The success of their home business gave the couple the confidence and the equity to make their longed-for move to the Sunshine Coast in 1985 when they set up Opals Down Under just down from the Ettamogah Pub.
“We have gone from mining the opal, to buying and cutting the opal and then on to selling them wholesale,” Immo said. “The next step was moving into retail. I love the wheeling and dealing part of it all, too: the buying and selling. There is so much involved.
“As for the business, Louise is very good with people and that’s what made us such a success. She was the one who did the selling – she understands people.”
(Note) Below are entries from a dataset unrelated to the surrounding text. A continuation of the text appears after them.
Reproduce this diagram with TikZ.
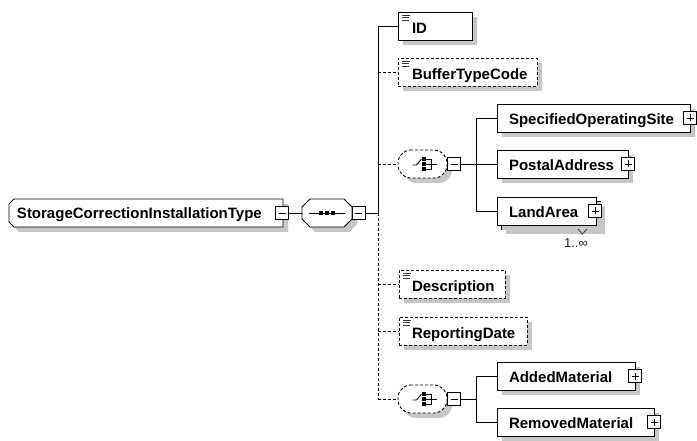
\documentclass[tikz,border=0pt]{standalone}
\usepackage{fontspec}
\setmainfont{Liberation Sans}
\usetikzlibrary{calc,shadows,backgrounds}
\definecolor{shadowc}{RGB}{198,198,198}
\definecolor{multc}{RGB}{30,30,50}
\newcommand\lbl[3]{\makebox[#1pt][l]{\hspace{#2pt}#3}}
\newcommand\octall[2]{($(#1.north west)+(#2,0)$) -- ($(#1.north east)+(-#2,0)$) -- ($(#1.north east)+(0,#2)$) -- ($(#1.south east)+(0,-#2)$) -- ($(#1.south east)+(-#2,0)$) -- ($(#1.south west)+(#2,0)$) -- ($(#1.south west)+(0,-#2)$) -- ($(#1.north west)+(0,#2)$) -- cycle}
\newcommand\octleft[2]{($(#1.north west)+(#2,0)$) -- (#1.north east) -- (#1.south east) -- ($(#1.south west)+(#2,0)$) -- ($(#1.south west)+(0,-#2)$) -- ($(#1.north west)+(0,#2)$) -- cycle}
\begin{document}
\begin{tikzpicture}[x=1pt,y=-1pt,
  every node/.style={inner sep=0pt, outer sep=0pt},
  lw/.style={line width=0.9pt},
  dsh/.style={line width=0.9pt, dash pattern=on 3pt off 2pt},
  txt/.style={font=\fontsize{15}{18}\selectfont\bfseries},
  elembox/.style={draw, fill=white, line width=0.9pt, anchor=north west, minimum height=28pt,
     text height=13.7pt, text depth=0pt, txt,
     drop shadow={shadow xshift=5pt, shadow yshift=-5pt, fill=shadowc, opacity=1}},
  iconbox/.style={elembox, text height=15.7pt},
  optbox/.style={iconbox, dash pattern=on 3pt off 2pt},
  compo/.style={anchor=north west, minimum height=28pt},
  minusbox/.style={draw, fill=white, line width=0.9pt, minimum size=13pt,
     path picture={\draw[line width=0.9pt] ([xshift=3pt]path picture bounding box.west) -- ([xshift=-3pt]path picture bounding box.east);}},
  plusbox/.style={draw, fill=white, line width=0.9pt, minimum size=13pt,
     path picture={\draw[line width=0.9pt] ([xshift=3pt]path picture bounding box.west) -- ([xshift=-3pt]path picture bounding box.east);
                   \draw[line width=0.9pt] ([yshift=3pt]path picture bounding box.south) -- ([yshift=-3pt]path picture bounding box.north);}},
  docicon/.style={line width=0.75pt, black!80}
]
\useasboundingbox (0,0) rectangle (697,441);

% ---------- root ----------
\node[compo, text height=11pt, text depth=0pt, txt] (root) at (9,199) {\lbl{274}{8}{StorageCorrectionInstallationType}};
\begin{scope}[on background layer]
  \fill[white] (0,0) rectangle (697,441);
  \fill[shadowc, transform canvas={shift={(5pt,-5pt)}}] \octleft{root}{5};
  \draw[lw, fill=white] \octleft{root}{5};
\end{scope}
\node[minusbox] (rm) at ($(root.east)+(-1,0)$) {};

% ---------- sequence ----------
\node[compo, minimum width=50pt] (seq) at (302,199) {};
\fill[shadowc, transform canvas={shift={(5pt,-5pt)}}] \octall{seq}{8};
\draw[lw, fill=white] \octall{seq}{8};
\draw[lw] ($(seq.center)+(-18,0)$) -- ($(seq.center)+(18,0)$);
\foreach \dx in {-6,0,6} \fill ($(seq.center)+(\dx-2,-2)$) rectangle +(4,4);
\node[minusbox] (sm) at ($(seq.east)+(6.5,0)$) {};

\draw[lw] (rm.east) -- (seq.west);
\coordinate (trunk) at (378,213);
\coordinate (tbot) at (378,399);

% ---------- children of sequence ----------
\node[iconbox] (id) at (398,12) {\lbl{74}{14}{ID}};
\node[optbox] (btc) at (398,58) {\lbl{139}{14}{BufferTypeCode}};

\node[compo, minimum width=49pt] (ch1) at (398,150) {};
\node[optbox] (desc) at (399,270) {\lbl{106}{13}{Description}};
\node[optbox] (rep) at (399,317) {\lbl{128}{13}{ReportingDate}};
\node[compo, minimum width=49pt] (ch2) at (398,385) {};

\foreach \n in {ch1,ch2}{
  \fill[shadowc, rounded corners=4pt, transform canvas={shift={(5pt,-5pt)}}] \octall{\n}{8};
  \draw[dsh, fill=white, rounded corners=4pt] \octall{\n}{8};
  \draw[lw] ($(\n.center)+(-10,1)$) -- ($(\n.center)+(-6,1)$) -- ($(\n.center)+(-1,-5)$);
  \foreach \dy in {-5,0,5} \fill ($(\n.center)+(-0.5,\dy-1.8)$) rectangle +(3.6,3.6);
  \draw[lw] ($(\n.center)+(3,-5)$) -- ($(\n.center)+(9,-5)$) -- ($(\n.center)+(9,5)$) -- ($(\n.center)+(3,5)$);
  \draw[lw] ($(\n.center)+(3,0)$) -- ($(\n.center)+(14,0)$);
}
\node[minusbox] (c1m) at ($(ch1.east)+(7,0)$) {};
\node[minusbox] (c2m) at ($(ch2.east)+(7,0)$) {};

\foreach \n in {id,btc,desc,rep}{
  \draw[docicon] ($(\n.north west)+(4,3)$) -- +(8,0);
  \draw[docicon] ($(\n.north west)+(4,5.5)$) -- +(7,0);
  \draw[docicon] ($(\n.north west)+(4,8)$) -- +(7,0);
}

% trunk connectors
\draw[lw] (sm.east) -- (trunk);
\draw[lw] (trunk) |- (id.west);
\draw[dsh] (trunk) -- (tbot);
\draw[dsh] (btc.west -| trunk) -- (btc.west);
\draw[dsh] (ch1.west -| trunk) -- (ch1.west);
\draw[dsh] (desc.west -| trunk) -- (desc.west);
\draw[dsh] (rep.west -| trunk) -- (rep.west);
\draw[dsh] (ch2.west -| trunk) -- (ch2.west);

% ---------- choice 1 ----------
\node[elembox] (sos) at (497,104) {\lbl{193}{12}{SpecifiedOperatingSite}};
\node[elembox] (post) at (497,150) {\lbl{131}{12}{PostalAddress}};
\node[elembox] (landb) at (501,201) {\lbl{99}{12}{}};
\node[elembox, drop shadow={opacity=0}] (land) at (497,197) {\lbl{99}{12}{LandArea}};
\node[plusbox] (sosp) at (sos.east) {};
\node[plusbox] (postp) at (post.east) {};
\node[plusbox] (landp) at ($(land.east)+(-1,0)$) {};
\draw[line width=0.8pt, black!80] ($(landb.south east)+(-22,0)$) -- ($(landb.south east)+(-17.5,5)$) -- ($(landb.south east)+(-13,0)$);
\node[font=\fontsize{13}{15}\selectfont, text=multc] (mult) at (576,243) {1..∞};

\coordinate (j1) at (476,164);
\draw[lw] (c1m.east) -- (j1);
\draw[lw] (j1) |- (sos.west);
\draw[lw] (j1) |- (land.west);
\draw[lw] (j1) -- (post.west);

% ---------- choice 2 ----------
\node[elembox] (add) at (497,362) {\lbl{138}{12}{AddedMaterial}};
\node[elembox] (rem) at (497,408) {\lbl{157}{12}{RemovedMaterial}};
\node[plusbox] (addp) at (add.east) {};
\node[plusbox] (remp) at (rem.east) {};
\coordinate (j2) at (476,399);
\draw[lw] (c2m.east) -- (j2);
\draw[lw] (j2) |- (add.west);
\draw[lw] (j2) |- (rem.west);
\end{tikzpicture}
\end{document}
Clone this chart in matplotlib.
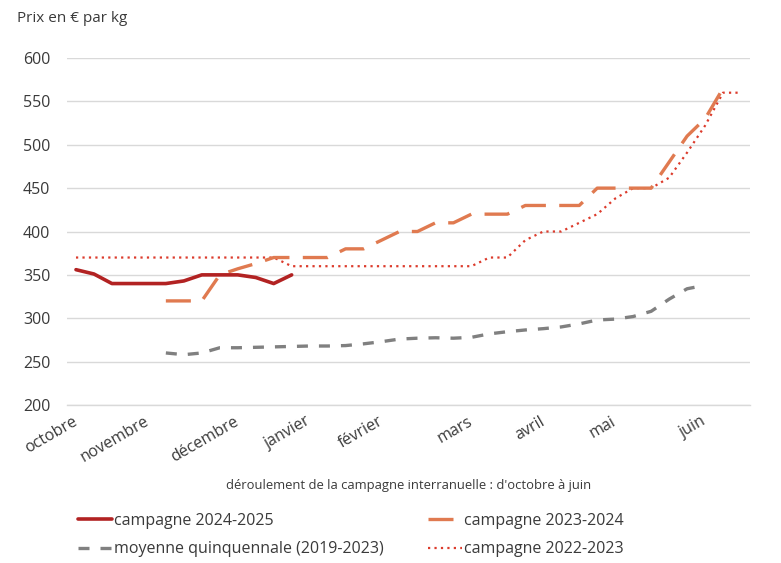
import matplotlib
matplotlib.use("Agg")
import matplotlib.pyplot as plt
import numpy as np

plt.rcParams['font.family'] = ['Open Sans', 'DejaVu Sans']

# weekly categories, week 40 (early October) to week 25 (June)
n_weeks = 38
month_labels = ["octobre", "novembre", "décembre", "janvier", "février",
                "mars", "avril", "mai", "juin"]
month_pos = [0, 4, 9, 13, 17, 22, 26, 30, 35]

c2425 = [356, 351, 340, 340, 340, 340, 343, 350, 350, 350, 347, 340, 350]

c2324 = [None, None, None, None, None,
         320, 320, 320, 350, 357, 363, 370, 370, 370, 370, 380, 380, 390,
         400, 400, 410, 410, 420, 420, 420, 430, 430, 430, 430, 450, 450,
         450, 450, 480, 510, 530, 565, None]

c2223 = [370, 370, 370, 370, 370, 370, 370, 370, 370, 370, 370, 370,
         360, 360, 360, 360, 360, 360, 360, 360, 360, 360, 360,
         370, 370, 390, 400, 400, 410, 420, 438, 450, 450,
         462, 491, 522, 560, 560]

moyenne = [None, None, None, None, None,
           260, 258, 260, 266, 266, 266.5, 267, 267.5, 268, 268, 268.5,
           270.5, 273, 276, 277, 277.5, 277, 278, 282, 284.5, 286.5, 288,
           290, 293.5, 298, 299, 302, 308, 322, 334, 338, None, None]

def arr(v):
    return np.array([np.nan if x is None else x for x in v], dtype=float)

W, H = 781, 563
fig = plt.figure(figsize=(W / 100, H / 100), dpi=100)
ax = fig.add_axes([67 / W, 1 - 405 / H, (750 - 67) / W, (405 - 58) / H])

x_all = np.arange(n_weeks)
grey_txt = "#3a3a3a"

l1, = ax.plot(np.arange(len(c2425)), c2425, color="#b22222", lw=2.6,
              solid_capstyle="round", solid_joinstyle="round", zorder=5)
l2, = ax.plot(x_all, arr(c2324), color="#e07a50", lw=2.4,
              dashes=(7.5, 4), zorder=4)
l3, = ax.plot(x_all, arr(moyenne), color="#808080", lw=2.4,
              dashes=(3.3, 3.3), zorder=3)
l4, = ax.plot(x_all, arr(c2223), color="#dc3b2c", lw=1.6,
              dashes=(1, 1.9), zorder=3)

ax.set_xlim(-0.5, n_weeks - 0.5)
ax.set_ylim(200, 600)
ax.set_yticks(np.arange(200, 601, 50))
ax.grid(axis="y", color="#d9d9d9", lw=1)
ax.set_axisbelow(True)
for s in ["top", "right", "left"]:
    ax.spines[s].set_visible(False)
ax.spines["bottom"].set_color("#d9d9d9")
ax.spines["bottom"].set_linewidth(1)
ax.tick_params(axis="y", length=0, pad=12, labelsize=11.5, labelcolor=grey_txt)
ax.set_xticks(month_pos)
ax.set_xticklabels(month_labels, rotation=30, ha="right", va="center",
                   rotation_mode="anchor", fontsize=11.5, color=grey_txt)
ax.tick_params(axis="x", length=0, pad=11)

fig.text(409 / W, 1 - 485 / H,
         "déroulement de la campagne interranuelle : d'octobre à juin",
         ha="center", va="center", fontsize=9.4, color=grey_txt)
fig.text(17 / W, 1 - 18 / H, "Prix en € par kg", ha="left", va="center",
         fontsize=11, color=grey_txt)

leg_kw = dict(frameon=False, fontsize=11.5, handlelength=2.1, handletextpad=0.15,
              labelspacing=0.78, borderpad=0, borderaxespad=0,
              labelcolor=grey_txt, loc="upper left")
fig.legend([l1, l3], ["campagne 2024-2025", "moyenne quinquennale (2019-2023)"],
           bbox_to_anchor=(78 / W, 1 - 513 / H), **leg_kw)
fig.legend([l2, l4], ["campagne 2023-2024", "campagne 2022-2023"],
           bbox_to_anchor=(428 / W, 1 - 513 / H), **leg_kw)

fig.savefig("out.png", dpi=100)
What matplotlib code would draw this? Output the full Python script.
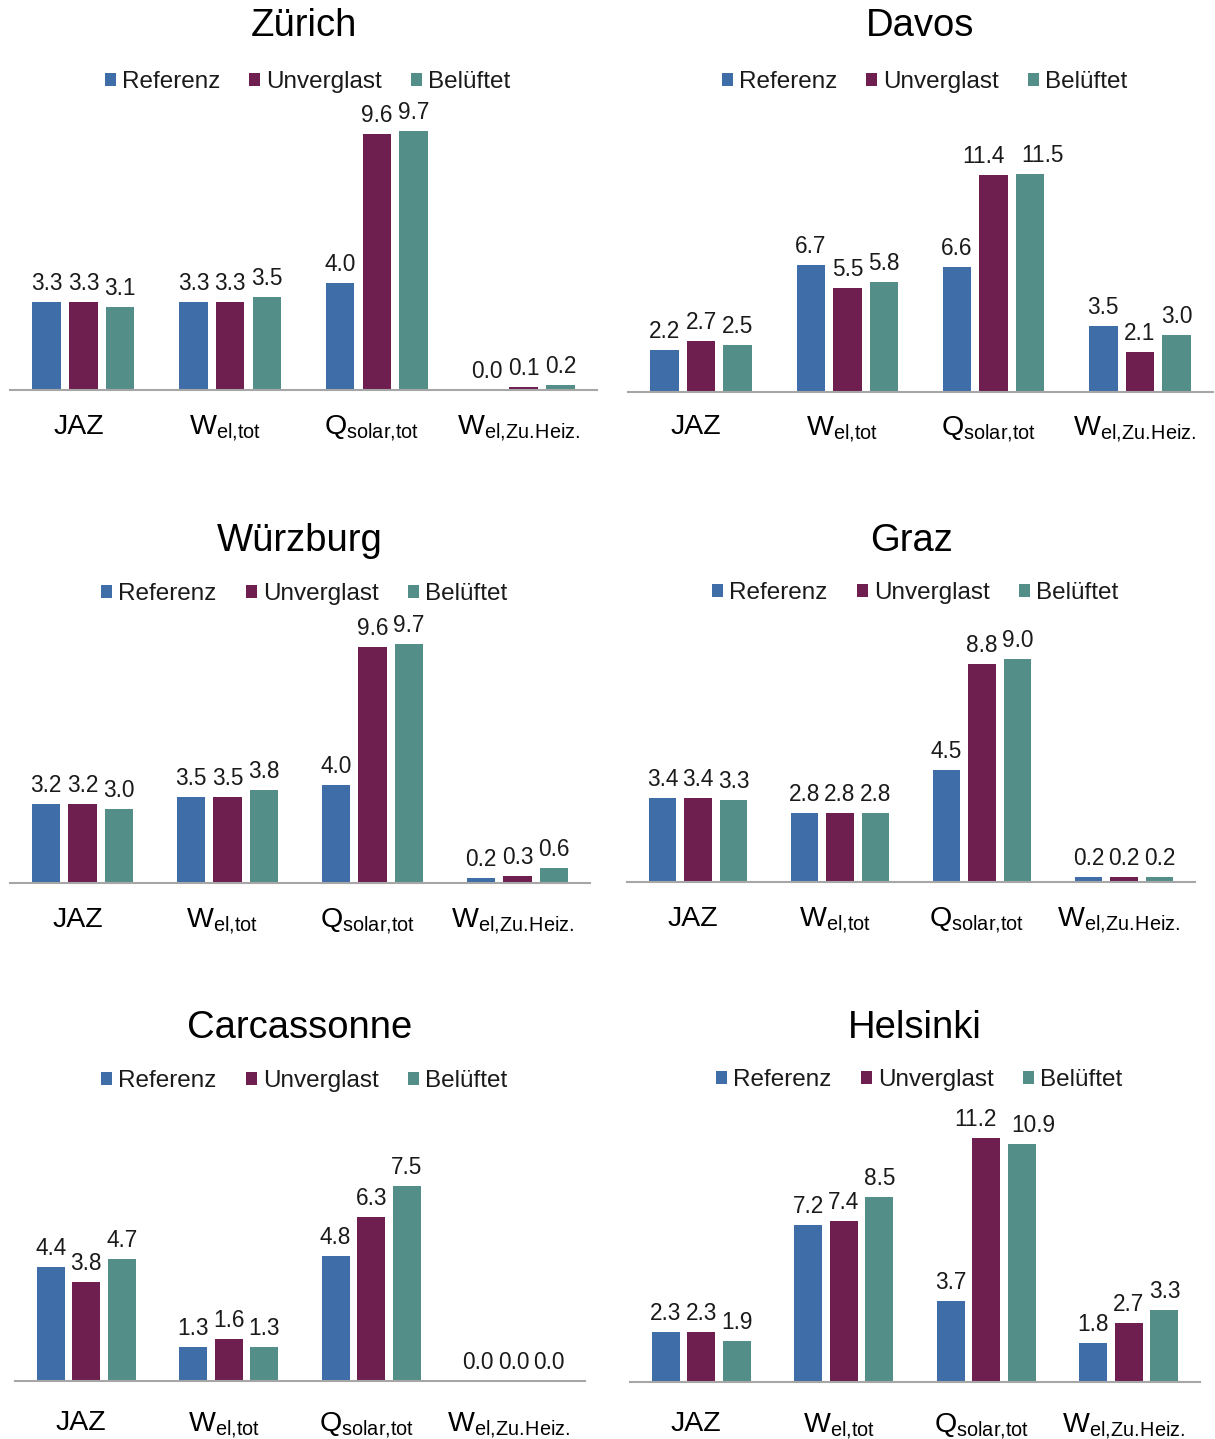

Louise explained that Opals Down Under meant they were able to build the business around their family, with all of them living above the Palmview premises for much of that time. Their three children Danielle, Heidi and Adrian have all been employed by the business at some point.
The pair are both semi-retired with Louise working in the shop two days a week and Immo cutting there once a week. They still go on opal buying trips throughout Australia. The business has proved so successful they are now branching out with many of their sales being done over the internet to overseas customers. Some of their high-profile clients have included the Queen of Bahrain and a local woman who bought an $18,000 black opal ring.
“We are basically miners who became wholesalers,” Louise says of their success. “You have to change with the times and it is becoming clear that the internet is offering a growing market.”
With business booming and the Sunshine Coast growing, Immo and Louise believe they have finally found a place where they can spend the rest of their lives. The couple have been renovating a home at Buderim for the past five years.
“Absolutely this is where we are staying,” Louise said. “We love the Sunshine Coast with a passion. This is the longest we have been anywhere and we plan to stay.”